## Short exercise:
Lines holding the string "this" are the ones to copy; find them all in the data.

## Available records:
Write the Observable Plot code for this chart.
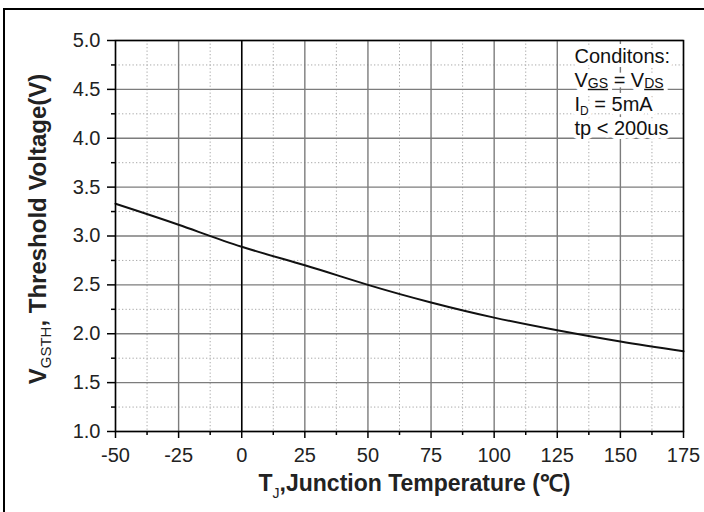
<!DOCTYPE html>
<html><head><meta charset="utf-8">
<script src="https://cdn.jsdelivr.net/npm/d3@7"></script>
<script src="https://cdn.jsdelivr.net/npm/@observablehq/plot@0.6"></script>
<style>
html,body{margin:0;padding:0;background:#fff;overflow:hidden;}
#wrap{position:relative;width:704px;height:512px;}
#border{position:absolute;left:3px;top:8px;width:780px;height:620px;border:2px solid #000;box-sizing:border-box;pointer-events:none;}
</style></head>
<body><div id="wrap"><div id="chart"></div><div id="border"></div></div>
<script>
// ---- data ----
const temps = [-50, -25, 0, 25, 50, 75, 100, 125, 150, 175];
const vth   = [3.33, 3.115, 2.89, 2.70, 2.50, 2.32, 2.165, 2.035, 1.92, 1.82];
const xMajor = [-50, -25, 0, 25, 50, 75, 100, 125, 150, 175];
const xMinor = [-37.5, -12.5, 12.5, 37.5, 62.5, 87.5, 112.5, 137.5, 162.5];
const yMajor = [1.0, 1.5, 2.0, 2.5, 3.0, 3.5, 4.0, 4.5, 5.0];
const yMinor = [1.25, 1.75, 2.25, 2.75, 3.25, 3.75, 4.25, 4.75];
const xTitle = "T_{J},Junction Temperature (℃)";
const yTitle = "V_{GSTH}, Threshold Voltage(V)";
const notes = ["Conditons:", "V_{GS} = V_{DS}", "I_{D} = 5mA", "tp < 200us"];

const data = temps.map((t, i) => ({t, v: vth[i]}));
const font = "'Liberation Sans', Arial, Helvetica, sans-serif";

const noteOpts = i => ({frameAnchor: "top-left", dx: 459, dy: 22 + i * 24.3,
  textAnchor: "start", lineAnchor: "bottom", fontSize: 20});
const noteHalos = notes.map((s, i) => Plot.text([s], {...noteOpts(i), fill: "#fff", stroke: "#fff", strokeWidth: 8}));
const noteTexts = notes.map((s, i) => Plot.text([s], {...noteOpts(i), fill: "#111"}));

const plot = Plot.plot({
  width: 704, height: 512,
  marginLeft: 115, marginRight: 21, marginTop: 40, marginBottom: 81,
  style: {fontFamily: font, fontSize: "20px", color: "#222", background: "transparent"},
  x: {domain: [-50, 175]},
  y: {domain: [1, 5]},
  marks: [
    Plot.gridX(xMinor, {stroke: "#a9a9a9", strokeOpacity: 1, strokeWidth: 1, strokeDasharray: "1.3,2.2"}),
    Plot.gridY(yMinor, {stroke: "#a9a9a9", strokeOpacity: 1, strokeWidth: 1, strokeDasharray: "1.3,2.2"}),
    Plot.gridX(xMajor, {stroke: "#7c7c7c", strokeOpacity: 1, strokeWidth: 1.4}),
    Plot.gridY(yMajor, {stroke: "#7c7c7c", strokeOpacity: 1, strokeWidth: 1.4}),
    Plot.ruleX([0], {stroke: "#000", strokeWidth: 1.5}),
    Plot.axisX(xMinor, {tickSize: 4, tickFormat: () => "", stroke: "#000", strokeWidth: 1.5, label: null}),
    Plot.axisX(xMajor, {tickSize: 7, tickPadding: 9, tickFormat: d => String(d), stroke: "#000", strokeWidth: 1.5, fill: "#222", fontSize: 20, label: null}),
    Plot.axisY(yMinor, {tickSize: 4, tickFormat: () => "", stroke: "#000", strokeWidth: 1.5, label: null}),
    Plot.axisY(yMajor, {tickSize: 8, tickPadding: 7, tickFormat: d => d.toFixed(1), stroke: "#000", strokeWidth: 1.5, fill: "#222", fontSize: 20, label: null}),
    Plot.line(data, {x: "t", y: "v", curve: "natural", stroke: "#111", strokeWidth: 2}),
    Plot.frame({stroke: "#000", strokeWidth: 1.5}),
    ...noteHalos,
    ...noteTexts,
    Plot.text([xTitle], {frameAnchor: "bottom", dx: 15, dy: 59, lineAnchor: "bottom", textAnchor: "middle",
      fontSize: 23, fontWeight: "bold", fill: "#222"}),
    Plot.text([yTitle], {frameAnchor: "left", rotate: -90, dx: -70, dy: -7, lineAnchor: "bottom", textAnchor: "middle",
      fontSize: 24, fontWeight: "bold", fill: "#222"})
  ]
});
document.getElementById("chart").appendChild(plot);

// rich text: subscripts written as _{...}
const subStyle = {
  "GS": {shift: 1, size: 14, underline: true},
  "DS": {shift: 1, size: 14, underline: true},
  "D": {shift: 4, size: 12},
  "J": {shift: 7, size: 14},
  "GSTH": {shift: 5, size: 15}
};
d3.select(plot).selectAll("text").each(function() {
  const s = this.textContent;
  if (!s || s.indexOf("_{") < 0) return;
  const parts = s.split(/(_\{[^}]*\})/).filter(p => p.length);
  this.textContent = "";
  let pending = 0;
  for (const p of parts) {
    const ts = document.createElementNS("http://www.w3.org/2000/svg", "tspan");
    if (p.startsWith("_{")) {
      const sub = p.slice(2, -1);
      const st = subStyle[sub] || {shift: 5, size: 13};
      ts.textContent = sub;
      ts.setAttribute("dy", st.shift + pending);
      ts.setAttribute("font-size", st.size);
      ts.setAttribute("font-weight", "normal");
      if (st.underline) ts.setAttribute("text-decoration", "underline");
      pending = -st.shift;
    } else {
      ts.textContent = p;
      if (pending) ts.setAttribute("dy", pending);
      pending = 0;
    }
    this.appendChild(ts);
  }
});
</script>
</body></html>
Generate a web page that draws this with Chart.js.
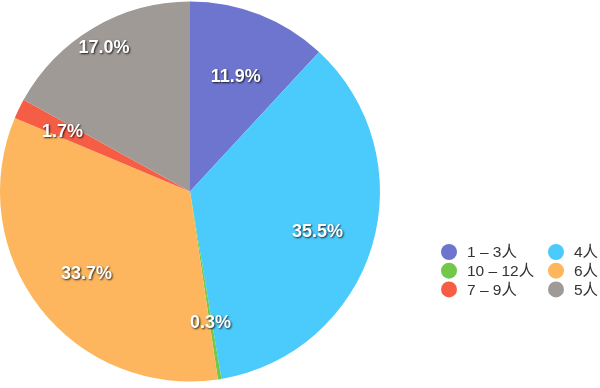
<!DOCTYPE html>
<html>
<head>
<meta charset="utf-8">
<script src="https://cdn.jsdelivr.net/npm/chart.js@4"></script>
<style>
html,body{margin:0;padding:0;background:#fff;}
#wrap{width:600px;height:388px;position:relative;}
</style>
</head>
<body>
<div id="wrap"><canvas id="c" width="600" height="388"></canvas></div>
<script>
const categories = ["1 – 3人", "4人", "10 – 12人", "6人", "7 – 9人", "5人"];
const values = [11.9, 35.5, 0.3, 33.7, 1.7, 17.0];
const colors = ["#6D75CE", "#4BCBFC", "#72C84B", "#FDB65D", "#F65D45", "#A09A96"];
const legendOrder = [0, 2, 4, 1, 3, 5];
const labelRadius = [0.66, 0.70, 0.69, 0.69, 0.745, 0.89];

const labelPlugin = {
  id: 'pctLabels',
  afterDatasetsDraw(chart) {
    const ctx = chart.ctx;
    const meta = chart.getDatasetMeta(0);
    ctx.save();
    ctx.font = 'bold 18px "Liberation Sans", Arial, sans-serif';
    ctx.textAlign = 'center';
    ctx.textBaseline = 'middle';
    meta.data.forEach((arc, i) => {
      const p = arc.getProps(['x','y','startAngle','endAngle','outerRadius'], true);
      const mid = (p.startAngle + p.endAngle) / 2;
      const r = p.outerRadius * labelRadius[i];
      const x = p.x + Math.cos(mid) * r;
      const y = p.y + Math.sin(mid) * r + 2;
      ctx.shadowColor = 'rgba(0,0,0,0.8)';
      ctx.shadowBlur = 2;
      ctx.shadowOffsetX = 1;
      ctx.shadowOffsetY = 1.5;
      ctx.fillStyle = '#fff';
      ctx.fillText(values[i].toFixed(1) + '%', x, y);
    });
    ctx.restore();
  }
};

const legendPlugin = {
  id: 'twoColLegend',
  afterDraw(chart) {
    const ctx = chart.ctx;
    ctx.save();
    ctx.font = '15.5px "Liberation Sans", "Noto Sans CJK SC", Arial, sans-serif';
    ctx.textBaseline = 'middle';
    ctx.textAlign = 'left';
    legendOrder.forEach((idx, k) => {
      const col = Math.floor(k / 3);
      const row = k % 3;
      const cx = 449 + col * 107;
      const cy = 252 + row * 18.7;
      ctx.beginPath();
      ctx.arc(cx, cy, 8, 0, Math.PI * 2);
      ctx.fillStyle = colors[idx];
      ctx.fill();
      ctx.fillStyle = '#333';
      ctx.fillText(categories[idx], cx + 18, cy + 1);
    });
    ctx.restore();
  }
};

new Chart(document.getElementById('c'), {
  type: 'pie',
  data: {
    labels: categories,
    datasets: [{
      data: values,
      backgroundColor: colors,
      borderWidth: 0
    }]
  },
  options: {
    responsive: false,
    animation: false,
    layout: { padding: { left: 0, top: 1, bottom: 6, right: 220 } },
    plugins: { legend: { display: false }, tooltip: { enabled: false } }
  },
  plugins: [labelPlugin, legendPlugin]
});
</script>
</body>
</html>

## Correct answer:
Write the Observable Plot code for this chart.
  const s = this.textContent;
  this.textContent = "";
    this.appendChild(ts);
Generate a web page that draws this with Chart.js.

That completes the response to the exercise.